On March 25, 2014, the Supreme Court of the United States unanimously ruled that severance payments ─ that are not linked to the receipt of state unemployment benefits ─ are taxable wages subject to the Federal Insurance Contributions Act (“FICA”). United States v. Quality Stores, Inc., 572 U.S. ___ (2014). Specifically, the Supreme Court ruled that the severance payments made to employees who were terminated involuntarily fit within the broad definition of “wages” under both FICA § 3121(a) and Internal Revenue Code § 3401(a).

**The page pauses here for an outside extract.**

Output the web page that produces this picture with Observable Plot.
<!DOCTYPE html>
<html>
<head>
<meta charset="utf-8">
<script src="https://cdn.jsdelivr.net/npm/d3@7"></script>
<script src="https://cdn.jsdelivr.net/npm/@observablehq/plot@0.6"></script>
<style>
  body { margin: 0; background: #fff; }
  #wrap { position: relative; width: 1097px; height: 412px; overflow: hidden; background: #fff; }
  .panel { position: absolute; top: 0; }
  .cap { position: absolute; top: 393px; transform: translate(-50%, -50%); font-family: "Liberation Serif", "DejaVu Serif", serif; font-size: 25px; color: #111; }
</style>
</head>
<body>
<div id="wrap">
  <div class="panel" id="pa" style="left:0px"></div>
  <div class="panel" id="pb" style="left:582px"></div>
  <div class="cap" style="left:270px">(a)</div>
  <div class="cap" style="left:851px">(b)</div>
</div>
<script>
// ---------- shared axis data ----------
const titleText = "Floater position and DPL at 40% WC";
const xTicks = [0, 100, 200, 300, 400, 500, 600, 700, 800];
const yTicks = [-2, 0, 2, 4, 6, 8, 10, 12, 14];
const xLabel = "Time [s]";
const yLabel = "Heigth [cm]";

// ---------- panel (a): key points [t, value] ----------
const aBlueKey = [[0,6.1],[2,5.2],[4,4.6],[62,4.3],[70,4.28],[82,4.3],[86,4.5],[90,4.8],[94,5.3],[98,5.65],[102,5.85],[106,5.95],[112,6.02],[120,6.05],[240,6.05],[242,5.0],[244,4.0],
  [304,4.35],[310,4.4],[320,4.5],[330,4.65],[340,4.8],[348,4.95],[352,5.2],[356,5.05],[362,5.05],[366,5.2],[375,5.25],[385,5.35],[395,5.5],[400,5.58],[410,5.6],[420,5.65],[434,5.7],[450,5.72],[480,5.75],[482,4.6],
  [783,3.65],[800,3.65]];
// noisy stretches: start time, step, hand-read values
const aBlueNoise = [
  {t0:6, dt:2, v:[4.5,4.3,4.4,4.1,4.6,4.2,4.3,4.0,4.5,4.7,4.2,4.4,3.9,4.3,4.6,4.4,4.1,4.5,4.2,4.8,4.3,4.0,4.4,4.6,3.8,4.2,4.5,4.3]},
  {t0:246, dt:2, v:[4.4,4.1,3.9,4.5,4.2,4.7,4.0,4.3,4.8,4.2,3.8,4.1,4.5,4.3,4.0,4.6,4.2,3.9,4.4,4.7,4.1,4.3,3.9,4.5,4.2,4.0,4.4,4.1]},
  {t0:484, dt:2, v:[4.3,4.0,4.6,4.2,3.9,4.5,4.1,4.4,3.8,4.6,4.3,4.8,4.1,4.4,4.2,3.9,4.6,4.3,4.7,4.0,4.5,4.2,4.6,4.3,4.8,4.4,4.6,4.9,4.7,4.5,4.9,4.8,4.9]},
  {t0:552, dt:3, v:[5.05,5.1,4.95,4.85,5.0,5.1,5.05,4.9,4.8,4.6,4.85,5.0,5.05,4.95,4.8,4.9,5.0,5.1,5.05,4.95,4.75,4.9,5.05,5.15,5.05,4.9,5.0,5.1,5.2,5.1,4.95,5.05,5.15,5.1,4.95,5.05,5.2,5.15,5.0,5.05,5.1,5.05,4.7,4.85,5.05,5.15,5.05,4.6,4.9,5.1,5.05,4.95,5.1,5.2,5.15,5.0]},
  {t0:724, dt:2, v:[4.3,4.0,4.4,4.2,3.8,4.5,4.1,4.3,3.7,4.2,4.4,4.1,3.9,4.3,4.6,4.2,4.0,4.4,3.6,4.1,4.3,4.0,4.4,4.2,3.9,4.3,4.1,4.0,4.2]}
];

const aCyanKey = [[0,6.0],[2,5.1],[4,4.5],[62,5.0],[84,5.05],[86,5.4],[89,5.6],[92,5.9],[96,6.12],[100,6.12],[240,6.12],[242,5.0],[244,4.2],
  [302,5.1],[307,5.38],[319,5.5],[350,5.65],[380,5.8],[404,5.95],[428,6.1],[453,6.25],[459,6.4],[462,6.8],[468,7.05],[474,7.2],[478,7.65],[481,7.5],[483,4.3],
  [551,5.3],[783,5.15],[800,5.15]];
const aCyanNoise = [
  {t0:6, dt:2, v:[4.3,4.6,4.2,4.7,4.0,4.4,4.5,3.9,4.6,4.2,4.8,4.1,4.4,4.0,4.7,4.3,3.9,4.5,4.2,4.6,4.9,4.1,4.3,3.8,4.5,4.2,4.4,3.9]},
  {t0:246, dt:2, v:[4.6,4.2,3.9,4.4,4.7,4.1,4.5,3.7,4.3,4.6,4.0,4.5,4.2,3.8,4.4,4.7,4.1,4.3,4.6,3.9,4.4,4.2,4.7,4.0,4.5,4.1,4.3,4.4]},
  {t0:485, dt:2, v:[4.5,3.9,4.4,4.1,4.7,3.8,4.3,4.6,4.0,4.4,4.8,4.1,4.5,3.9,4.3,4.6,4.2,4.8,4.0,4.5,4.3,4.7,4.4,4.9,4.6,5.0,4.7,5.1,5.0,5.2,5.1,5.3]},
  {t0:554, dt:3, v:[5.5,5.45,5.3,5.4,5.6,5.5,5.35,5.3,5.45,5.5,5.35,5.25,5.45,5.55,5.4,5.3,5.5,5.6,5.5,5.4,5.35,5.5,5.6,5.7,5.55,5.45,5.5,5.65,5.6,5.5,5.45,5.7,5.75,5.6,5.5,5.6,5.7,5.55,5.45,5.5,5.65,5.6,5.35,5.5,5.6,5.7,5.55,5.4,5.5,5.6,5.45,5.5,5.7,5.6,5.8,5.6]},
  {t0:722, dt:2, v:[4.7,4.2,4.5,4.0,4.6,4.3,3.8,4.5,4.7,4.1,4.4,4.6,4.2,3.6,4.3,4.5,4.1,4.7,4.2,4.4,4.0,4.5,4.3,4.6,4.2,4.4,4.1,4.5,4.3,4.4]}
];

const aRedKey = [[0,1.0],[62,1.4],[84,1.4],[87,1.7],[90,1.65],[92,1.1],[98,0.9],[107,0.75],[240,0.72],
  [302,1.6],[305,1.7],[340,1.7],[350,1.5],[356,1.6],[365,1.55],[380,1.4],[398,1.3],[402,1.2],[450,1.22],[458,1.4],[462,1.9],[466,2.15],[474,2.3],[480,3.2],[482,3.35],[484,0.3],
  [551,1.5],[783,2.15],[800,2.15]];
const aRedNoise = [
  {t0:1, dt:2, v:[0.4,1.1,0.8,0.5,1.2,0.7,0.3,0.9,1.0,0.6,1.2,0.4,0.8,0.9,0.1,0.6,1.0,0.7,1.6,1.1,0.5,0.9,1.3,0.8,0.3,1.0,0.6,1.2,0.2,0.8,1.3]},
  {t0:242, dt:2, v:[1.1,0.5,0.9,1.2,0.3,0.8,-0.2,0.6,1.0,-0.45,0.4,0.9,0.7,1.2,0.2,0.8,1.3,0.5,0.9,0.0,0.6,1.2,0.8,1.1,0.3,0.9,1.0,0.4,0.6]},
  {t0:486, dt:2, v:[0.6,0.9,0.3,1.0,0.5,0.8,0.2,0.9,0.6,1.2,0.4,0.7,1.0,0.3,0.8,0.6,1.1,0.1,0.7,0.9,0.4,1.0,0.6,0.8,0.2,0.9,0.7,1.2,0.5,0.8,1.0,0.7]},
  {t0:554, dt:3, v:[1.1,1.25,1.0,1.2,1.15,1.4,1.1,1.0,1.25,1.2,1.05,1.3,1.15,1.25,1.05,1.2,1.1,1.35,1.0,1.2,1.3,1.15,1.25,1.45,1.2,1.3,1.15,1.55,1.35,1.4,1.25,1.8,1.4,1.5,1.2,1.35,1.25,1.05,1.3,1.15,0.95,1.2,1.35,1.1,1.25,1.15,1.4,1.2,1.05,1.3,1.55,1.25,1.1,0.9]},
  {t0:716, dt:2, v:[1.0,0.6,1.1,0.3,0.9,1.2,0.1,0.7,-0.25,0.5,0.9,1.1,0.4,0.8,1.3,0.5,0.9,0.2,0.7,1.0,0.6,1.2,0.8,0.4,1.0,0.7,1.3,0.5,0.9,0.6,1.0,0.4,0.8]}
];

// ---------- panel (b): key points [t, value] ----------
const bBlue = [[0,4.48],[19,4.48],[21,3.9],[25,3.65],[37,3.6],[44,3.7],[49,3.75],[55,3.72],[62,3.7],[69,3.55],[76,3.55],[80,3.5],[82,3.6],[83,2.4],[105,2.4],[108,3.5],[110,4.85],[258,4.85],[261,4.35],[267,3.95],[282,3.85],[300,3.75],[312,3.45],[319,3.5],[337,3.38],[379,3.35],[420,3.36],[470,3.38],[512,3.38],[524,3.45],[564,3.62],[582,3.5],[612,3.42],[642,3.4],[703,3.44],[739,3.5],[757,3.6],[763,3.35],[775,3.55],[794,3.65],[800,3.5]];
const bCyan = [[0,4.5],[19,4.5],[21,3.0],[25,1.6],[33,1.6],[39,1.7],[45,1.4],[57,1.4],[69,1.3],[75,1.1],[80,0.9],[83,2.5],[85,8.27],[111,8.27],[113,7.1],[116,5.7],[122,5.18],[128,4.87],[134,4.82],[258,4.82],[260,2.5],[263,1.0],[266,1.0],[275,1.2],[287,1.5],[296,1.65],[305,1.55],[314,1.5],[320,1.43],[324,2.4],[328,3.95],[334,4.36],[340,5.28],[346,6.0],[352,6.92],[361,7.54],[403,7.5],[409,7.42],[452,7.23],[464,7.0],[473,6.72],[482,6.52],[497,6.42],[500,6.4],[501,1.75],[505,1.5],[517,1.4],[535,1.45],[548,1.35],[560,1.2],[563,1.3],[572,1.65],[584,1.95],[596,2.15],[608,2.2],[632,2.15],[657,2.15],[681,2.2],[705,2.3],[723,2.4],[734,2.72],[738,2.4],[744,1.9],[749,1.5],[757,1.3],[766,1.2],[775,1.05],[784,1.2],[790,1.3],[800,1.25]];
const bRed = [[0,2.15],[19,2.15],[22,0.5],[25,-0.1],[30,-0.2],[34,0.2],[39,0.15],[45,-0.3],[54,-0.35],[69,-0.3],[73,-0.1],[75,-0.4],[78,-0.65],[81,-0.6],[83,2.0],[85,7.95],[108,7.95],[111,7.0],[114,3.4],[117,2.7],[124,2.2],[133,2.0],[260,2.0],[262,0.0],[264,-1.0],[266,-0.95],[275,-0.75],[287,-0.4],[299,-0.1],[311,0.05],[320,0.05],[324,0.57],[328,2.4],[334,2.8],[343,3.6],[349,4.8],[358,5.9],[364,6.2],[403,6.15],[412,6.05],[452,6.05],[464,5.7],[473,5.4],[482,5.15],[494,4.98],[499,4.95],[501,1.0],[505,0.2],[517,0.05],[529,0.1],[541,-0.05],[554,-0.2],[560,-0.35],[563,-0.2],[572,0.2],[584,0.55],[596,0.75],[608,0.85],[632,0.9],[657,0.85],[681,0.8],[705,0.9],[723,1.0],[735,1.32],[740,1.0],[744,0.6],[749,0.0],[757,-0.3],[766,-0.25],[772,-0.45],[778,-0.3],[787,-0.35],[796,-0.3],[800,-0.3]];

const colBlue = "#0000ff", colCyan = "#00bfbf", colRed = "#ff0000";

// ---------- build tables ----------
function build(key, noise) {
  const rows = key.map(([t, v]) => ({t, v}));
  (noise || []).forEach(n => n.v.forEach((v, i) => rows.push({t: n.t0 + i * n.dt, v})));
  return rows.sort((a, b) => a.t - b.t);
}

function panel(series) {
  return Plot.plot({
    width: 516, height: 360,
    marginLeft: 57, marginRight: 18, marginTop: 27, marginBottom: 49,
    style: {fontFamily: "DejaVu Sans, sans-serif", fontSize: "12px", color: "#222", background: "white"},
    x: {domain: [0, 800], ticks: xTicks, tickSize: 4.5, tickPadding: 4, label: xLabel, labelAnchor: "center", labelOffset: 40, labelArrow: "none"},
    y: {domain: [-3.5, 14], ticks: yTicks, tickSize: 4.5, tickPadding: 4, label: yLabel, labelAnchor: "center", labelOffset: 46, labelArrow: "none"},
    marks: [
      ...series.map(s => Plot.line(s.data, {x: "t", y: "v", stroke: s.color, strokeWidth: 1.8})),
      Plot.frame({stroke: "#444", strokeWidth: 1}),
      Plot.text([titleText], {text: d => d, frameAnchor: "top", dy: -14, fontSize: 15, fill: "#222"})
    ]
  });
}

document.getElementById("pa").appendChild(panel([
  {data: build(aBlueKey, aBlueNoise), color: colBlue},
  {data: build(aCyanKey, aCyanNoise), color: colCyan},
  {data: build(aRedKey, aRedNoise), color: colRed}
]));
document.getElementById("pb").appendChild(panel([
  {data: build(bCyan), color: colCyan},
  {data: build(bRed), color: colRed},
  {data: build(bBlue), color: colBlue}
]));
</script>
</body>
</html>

As part of Quality Stores’ Chapter 11 bankruptcy, severance payments were made to its employees in amounts that varied based on seniority and time of service. Notably, the severance payments made were not tied to the receipt of state unemployment benefits. After Quality Stores paid and withheld taxes required under FICA, the company determined that the severance payments should not have been taxed as wages and sought a refund. The Bankruptcy Court, District Court, and Sixth Circuit Court of Appeals all ruled in favor of Quality Stores, concluding that severance payments are not wages under FICA. The Sixth Circuit based its decision entirely on the definition of wages set forth by the Internal Revenue Code § 3401(a). The Supreme Court ruled that this interpretation of § 3401(a) was incorrect.

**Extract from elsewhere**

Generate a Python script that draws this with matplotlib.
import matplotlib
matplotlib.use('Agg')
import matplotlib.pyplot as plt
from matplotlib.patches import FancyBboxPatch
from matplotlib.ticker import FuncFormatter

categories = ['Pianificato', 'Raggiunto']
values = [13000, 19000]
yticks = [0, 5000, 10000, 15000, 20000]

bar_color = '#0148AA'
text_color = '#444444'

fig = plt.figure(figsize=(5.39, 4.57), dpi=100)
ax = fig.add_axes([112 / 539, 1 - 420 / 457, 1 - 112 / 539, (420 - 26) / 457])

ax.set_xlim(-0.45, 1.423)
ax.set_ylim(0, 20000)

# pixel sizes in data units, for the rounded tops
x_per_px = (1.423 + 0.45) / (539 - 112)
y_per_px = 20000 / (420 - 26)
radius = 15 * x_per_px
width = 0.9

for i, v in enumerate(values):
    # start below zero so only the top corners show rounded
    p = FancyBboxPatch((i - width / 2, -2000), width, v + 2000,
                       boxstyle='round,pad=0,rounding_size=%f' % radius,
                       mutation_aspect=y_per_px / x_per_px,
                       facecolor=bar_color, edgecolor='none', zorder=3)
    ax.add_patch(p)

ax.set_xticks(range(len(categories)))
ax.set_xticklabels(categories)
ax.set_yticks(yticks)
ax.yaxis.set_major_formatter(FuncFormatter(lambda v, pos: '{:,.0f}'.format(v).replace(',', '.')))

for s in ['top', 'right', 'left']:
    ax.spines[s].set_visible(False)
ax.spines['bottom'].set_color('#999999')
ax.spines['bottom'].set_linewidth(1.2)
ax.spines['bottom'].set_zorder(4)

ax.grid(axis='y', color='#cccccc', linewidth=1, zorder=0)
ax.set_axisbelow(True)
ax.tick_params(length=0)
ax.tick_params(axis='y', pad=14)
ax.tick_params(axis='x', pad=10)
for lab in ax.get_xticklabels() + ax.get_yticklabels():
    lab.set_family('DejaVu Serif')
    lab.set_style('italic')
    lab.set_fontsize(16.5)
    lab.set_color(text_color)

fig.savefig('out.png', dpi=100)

The Supreme Court began its analysis by examining whether the severance payments at issue were wages pursuant to FICA § 3121(a), which defines “wages” as “all remuneration for employment.” “Employment” is defined as “any service . . . performed . . . by an employee.” Under its plain meaning, the Court found severance payments were clearly wages because the amounts paid varied according to the employee’s seniority and time served, which evidences that they were made like any other benefit given to an employee for his/her services. Moreover, the Court found the payments were wages under FICA because the law exempts certain termination-related payments from the definition of wages, including severance payments made because of “retirement for disability,” ─ a provision that would be superfluous if all severance payments were exempt. In addition, relying on its prior decision in Rowan Cos. v. United States, 452 U.S. 247 (1981), the Court ruled that “‘simplicity of administration and consistency of statutory interpretation instruct that the meaning of ‘wages’ should be in general the same for income-tax withholding and for FICA calculations.” Accordingly, the Court held that severance payments “made to employees terminated against their will, [which] were varied based on job seniority and time served, and were not linked to the receipt of state unemployment benefits” constitute taxable wages under FICA.